Minnehaha Trims More Than $900K From Budget
February 22, 2011, 6:10 PM
SIOUX FALLS, SD -
Minnehaha County tightened its purse strings this morning by nearly $1 million. Officials noticed earlier this year that the county faced an $800,000 budget shortfall because of a drop in bank franchise taxes.
County commissioners had asked various department heads to submit ideas to help cut costs.
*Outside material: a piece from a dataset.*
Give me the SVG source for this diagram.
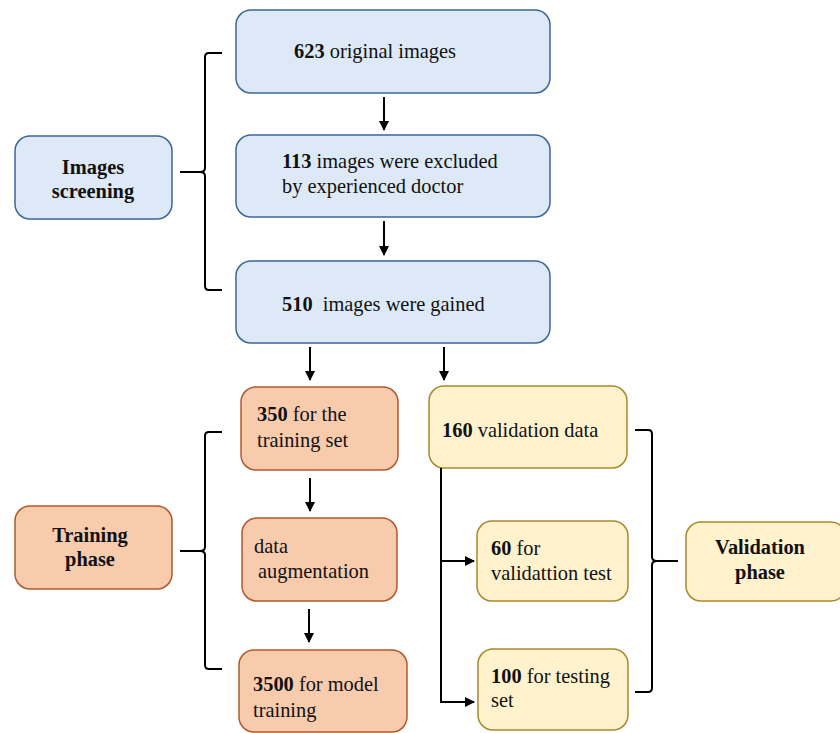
<svg xmlns="http://www.w3.org/2000/svg" width="840" height="733" viewBox="0 0 840 733" font-family="Liberation Serif, Times New Roman, DejaVu Serif, serif">
<style>
text{font-family:'Liberation Serif','Times New Roman','DejaVu Serif',serif;font-size:20.4px;fill:#111}
.b{font-weight:bold}
.blue{fill:#dde9f6;stroke:#3b6796;stroke-width:1.5}
.or{fill:#f8cbad;stroke:#b05a2c;stroke-width:1.5}
.ye{fill:#fff2cc;stroke:#a8892a;stroke-width:1.5}
.ln{fill:none;stroke:#000;stroke-width:2}
</style>
<defs>
<marker id="ah" viewBox="0 0 10 10" refX="9" refY="5" markerWidth="5" markerHeight="5" orient="auto" markerUnits="strokeWidth"><path d="M0,0L10,5L0,10z" fill="#000"/></marker>
</defs>
<rect width="840" height="733" fill="#fff"/>
<g id="n623"><rect class="blue" x="236" y="10" width="314" height="83" rx="15"/><text x="294" y="58"><tspan class="b">623</tspan> original images</text></g>
<g id="n113"><rect class="blue" x="236" y="135" width="314" height="82" rx="15"/><text x="282" y="168"><tspan class="b">113</tspan> images were excluded</text><text x="282" y="193">by experienced doctor</text></g>
<g id="n510"><rect class="blue" x="236" y="261" width="314" height="82" rx="15"/><text x="282" y="311" xml:space="preserve"><tspan class="b">510</tspan>  images were gained</text></g>
<g id="screening"><rect class="blue" x="15" y="136" width="157" height="83" rx="15"/><text class="b" x="93" y="174" text-anchor="middle">Images</text><text class="b" x="93" y="198" text-anchor="middle">screening</text></g>
<g id="n350"><rect class="or" x="241" y="387" width="157" height="83" rx="15"/><text x="257" y="421"><tspan class="b">350</tspan> for the</text><text x="257" y="447">training set</text></g>
<g id="aug"><rect class="or" x="242" y="518" width="155" height="83" rx="15"/><text x="254" y="553">data</text><text x="258" y="578">augmentation</text></g>
<g id="n3500"><rect class="or" x="239" y="650" width="168" height="82" rx="15"/><text x="253" y="691"><tspan class="b">3500</tspan> for model</text><text x="253" y="717">training</text></g>
<g id="training"><rect class="or" x="15" y="506" width="157" height="83" rx="15"/><text class="b" x="90" y="542" text-anchor="middle">Training</text><text class="b" x="90" y="566" text-anchor="middle">phase</text></g>
<g id="n160"><rect class="ye" x="429" y="386" width="198" height="82" rx="15"/><text x="442" y="437"><tspan class="b">160</tspan> validation data</text></g>
<g id="n60"><rect class="ye" x="477" y="521" width="151" height="80" rx="15"/><text x="491" y="555"><tspan class="b">60</tspan> for</text><text x="491" y="580">validattion test</text></g>
<g id="n100"><rect class="ye" x="478" y="649" width="150" height="81" rx="15"/><text x="491" y="683"><tspan class="b">100</tspan> for testing</text><text x="491" y="707">set</text></g>
<g id="validation"><rect class="ye" x="686" y="522" width="160" height="79" rx="15"/><text class="b" x="760" y="554" text-anchor="middle">Validation</text><text class="b" x="760" y="579" text-anchor="middle">phase</text></g>
<g id="connectors">
<path class="ln" d="M222,53H209Q205,53 205,57V168Q205,172 200,172H180M200,172Q205,172 205,176V286Q205,290 209,290H222"/>
<path class="ln" d="M222,432H209Q205,432 205,436V547Q205,551 200,551H180M200,551Q205,551 205,555V665Q205,669 209,669H222"/>
<path class="ln" d="M635,430H648Q652,430 652,434V557Q652,561 657,561H678M657,561Q652,561 652,565V688Q652,692 648,692H635"/>
<line class="ln" x1="384" y1="97" x2="384" y2="130" marker-end="url(#ah)"/>
<line class="ln" x1="384" y1="221" x2="384" y2="255" marker-end="url(#ah)"/>
<line class="ln" x1="310" y1="347" x2="310" y2="380" marker-end="url(#ah)"/>
<line class="ln" x1="444" y1="347" x2="444" y2="380" marker-end="url(#ah)"/>
<line class="ln" x1="310" y1="478" x2="310" y2="511" marker-end="url(#ah)"/>
<line class="ln" x1="309" y1="609" x2="309" y2="642" marker-end="url(#ah)"/>
<path class="ln" d="M441,468V702H474" marker-end="url(#ah)"/>
<path class="ln" d="M441,561H474" marker-end="url(#ah)"/>
</g>
</svg>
And while that's hardly popular this time of year, the commission was impressed by the smooth process.
One-by-one, and line-by-line, Minnehaha County commissioners heard proposed budget cuts from dozens of different departments, including emergency management, human resources, and the juvenile detention center, which proposed more than $60,000 in cuts alone.
"We'll just make some changes in the staff already to do that," Minnehaha County Juvenile Center executive director Todd Cheever said. "They're aware of that and they've been willing to help out when you can see our budget for overtime is very minimal. I think we can make this work."
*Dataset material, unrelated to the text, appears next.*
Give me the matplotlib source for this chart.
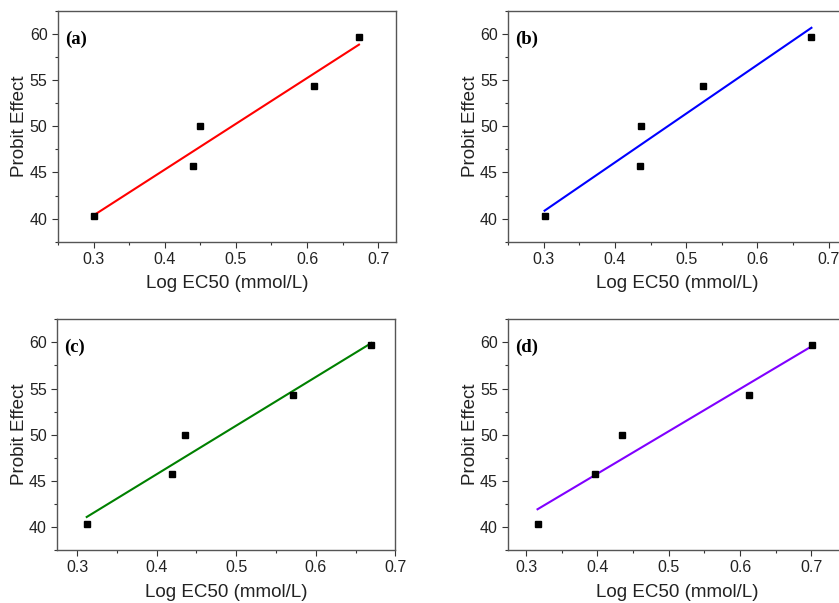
import numpy as np
import matplotlib
matplotlib.use("Agg")
import matplotlib.pyplot as plt
from matplotlib.ticker import MultipleLocator

plt.rcParams['font.family'] = ['Liberation Sans', 'DejaVu Sans']

probit_effect = [40.3, 45.7, 50.0, 54.3, 59.7]
log_ec50_a = [0.301, 0.440, 0.450, 0.610, 0.673]
log_ec50_b = [0.301, 0.435, 0.436, 0.523, 0.676]
log_ec50_c = [0.312, 0.419, 0.435, 0.571, 0.670]
log_ec50_d = [0.316, 0.396, 0.435, 0.612, 0.701]

panel_labels = ['(a)', '(b)', '(c)', '(d)']
line_colors = ['#ff0000', '#0000ff', '#008000', '#8000ff']
x_ticks_top = [0.3, 0.4, 0.5, 0.6, 0.7]
y_ticks = [40, 45, 50, 55, 60]

fig = plt.figure(figsize=(8.39, 6.03), dpi=100)
W, H = 839, 603
rects_px = [
    (58, 10.7, 338, 231),
    (508.3, 10.7, 338, 231),
    (57.3, 319.3, 338, 230.7),
    (508.3, 319.3, 338, 230.7),
]
xlims = [(0.25, 0.725), (0.25, 0.725), (0.275, 0.70), (0.275, 0.749)]
datasets = [log_ec50_a, log_ec50_b, log_ec50_c, log_ec50_d]

for i, (xs, lab, col) in enumerate(zip(datasets, panel_labels, line_colors)):
    l, t, w, h = rects_px[i]
    ax = fig.add_axes([l / W, (H - t - h) / H, w / W, h / H])
    x = np.array(xs)
    y = np.array(probit_effect)
    k, b = np.polyfit(x, y, 1)
    xf = np.array([x.min(), x.max()])
    ax.plot(xf, k * xf + b, color=col, lw=1.5, zorder=2)
    ax.plot(x, y, 's', color='black', ms=4.2, zorder=3)
    ax.set_xlim(*xlims[i])
    ax.set_ylim(37.5, 62.5)
    ax.set_xticks(x_ticks_top)
    ax.set_yticks(y_ticks)
    ax.xaxis.set_minor_locator(MultipleLocator(0.05))
    ax.yaxis.set_minor_locator(MultipleLocator(2.5))
    ax.tick_params(which='major', direction='out', length=4, width=0.8,
                   labelsize=11.5, colors='#333333', labelcolor='#222222')
    ax.tick_params(which='minor', direction='out', length=2, width=0.8,
                   colors='#333333')
    for s in ax.spines.values():
        s.set_color('#555555')
        s.set_linewidth(1.0)
    ax.set_xlabel('Log EC50 (mmol/L)', fontsize=13.5, color='#222222', labelpad=6)
    ax.set_ylabel('Probit Effect', fontsize=13.5, color='#222222', labelpad=1)
    ax.text(0.02, 0.877, lab, transform=ax.transAxes, fontsize=13.5,
            fontweight='bold', family=['Liberation Serif', 'DejaVu Serif'],
            va='center', ha='left', color='black')

fig.savefig('out.png', dpi=100)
It took nearly three hours of discussions. But for the most part, commissioners were pleased with suggestions and accepted the proposed cuts.
"I do appreciate the fact you did do this and that you did it, quite frankly, without a lot of complaining or griping," Minnehaha County Commissioner Gerald Beninga said.
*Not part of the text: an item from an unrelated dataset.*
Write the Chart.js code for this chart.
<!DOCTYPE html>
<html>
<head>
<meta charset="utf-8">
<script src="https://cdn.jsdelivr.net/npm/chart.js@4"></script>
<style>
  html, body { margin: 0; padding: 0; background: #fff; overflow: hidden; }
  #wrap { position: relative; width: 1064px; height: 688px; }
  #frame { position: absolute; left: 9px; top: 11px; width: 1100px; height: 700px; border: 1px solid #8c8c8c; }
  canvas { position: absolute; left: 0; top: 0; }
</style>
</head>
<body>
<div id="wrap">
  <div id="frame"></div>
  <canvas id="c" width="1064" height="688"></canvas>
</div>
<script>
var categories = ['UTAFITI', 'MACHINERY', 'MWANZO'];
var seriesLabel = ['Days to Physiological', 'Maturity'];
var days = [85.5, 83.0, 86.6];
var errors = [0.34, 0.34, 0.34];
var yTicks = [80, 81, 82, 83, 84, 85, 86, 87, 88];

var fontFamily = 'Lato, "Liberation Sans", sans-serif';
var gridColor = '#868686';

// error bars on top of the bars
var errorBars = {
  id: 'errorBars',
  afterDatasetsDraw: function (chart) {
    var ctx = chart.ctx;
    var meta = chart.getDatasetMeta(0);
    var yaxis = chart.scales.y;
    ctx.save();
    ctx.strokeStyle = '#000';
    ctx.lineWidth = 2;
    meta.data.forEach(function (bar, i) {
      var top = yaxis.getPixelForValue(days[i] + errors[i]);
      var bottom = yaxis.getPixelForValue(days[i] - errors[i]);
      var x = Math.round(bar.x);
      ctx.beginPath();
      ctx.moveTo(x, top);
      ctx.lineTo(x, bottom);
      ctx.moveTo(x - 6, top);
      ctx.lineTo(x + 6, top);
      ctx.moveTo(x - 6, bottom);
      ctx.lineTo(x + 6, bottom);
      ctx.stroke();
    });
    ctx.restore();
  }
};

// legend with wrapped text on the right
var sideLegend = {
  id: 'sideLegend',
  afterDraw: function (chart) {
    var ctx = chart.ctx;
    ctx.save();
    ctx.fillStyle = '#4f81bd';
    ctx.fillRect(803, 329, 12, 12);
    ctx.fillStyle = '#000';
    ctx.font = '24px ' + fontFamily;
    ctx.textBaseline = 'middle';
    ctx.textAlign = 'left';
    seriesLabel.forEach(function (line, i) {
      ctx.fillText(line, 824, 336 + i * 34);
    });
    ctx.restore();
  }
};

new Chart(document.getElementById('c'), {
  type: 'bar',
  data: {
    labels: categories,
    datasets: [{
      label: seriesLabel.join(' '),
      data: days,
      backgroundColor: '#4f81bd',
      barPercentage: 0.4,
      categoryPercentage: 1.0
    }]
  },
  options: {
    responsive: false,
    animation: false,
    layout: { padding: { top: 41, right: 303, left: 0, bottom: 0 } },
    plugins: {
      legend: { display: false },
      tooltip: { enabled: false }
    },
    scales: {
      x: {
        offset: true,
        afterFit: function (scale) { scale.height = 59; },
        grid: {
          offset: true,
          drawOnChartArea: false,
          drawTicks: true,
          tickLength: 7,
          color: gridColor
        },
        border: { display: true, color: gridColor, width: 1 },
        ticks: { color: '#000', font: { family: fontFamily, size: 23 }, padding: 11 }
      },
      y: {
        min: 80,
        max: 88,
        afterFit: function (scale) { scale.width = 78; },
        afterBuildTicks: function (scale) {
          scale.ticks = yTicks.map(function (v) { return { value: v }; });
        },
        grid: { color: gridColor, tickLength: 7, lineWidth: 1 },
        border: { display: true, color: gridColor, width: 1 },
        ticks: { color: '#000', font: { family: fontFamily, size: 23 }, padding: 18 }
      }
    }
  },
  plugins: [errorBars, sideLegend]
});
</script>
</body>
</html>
And in the end the efforts to trim $800,000 cut a total $902,000 from the budget.
"I think we hear plenty of complaining going on right now about other people having budget cuts and I think the County and department heads have done a great job of coming forward," Minnehaha County Commissioner Cindy Heiberger said.
"There are several different responses you can take," Minnehaha County Commission chairman John Pekas said. "One is to be negative and to say I can't get there from here. And another is to rise to the occasion and say there are challenges and we're willing to meet those challenges."
Of the roughly $900,000 being cut, $234,000 will come from Minnehaha County employees taking two so called "holidays" next year from paying their premiums into the county health trust fund. While some salaries got cut, no jobs were lost.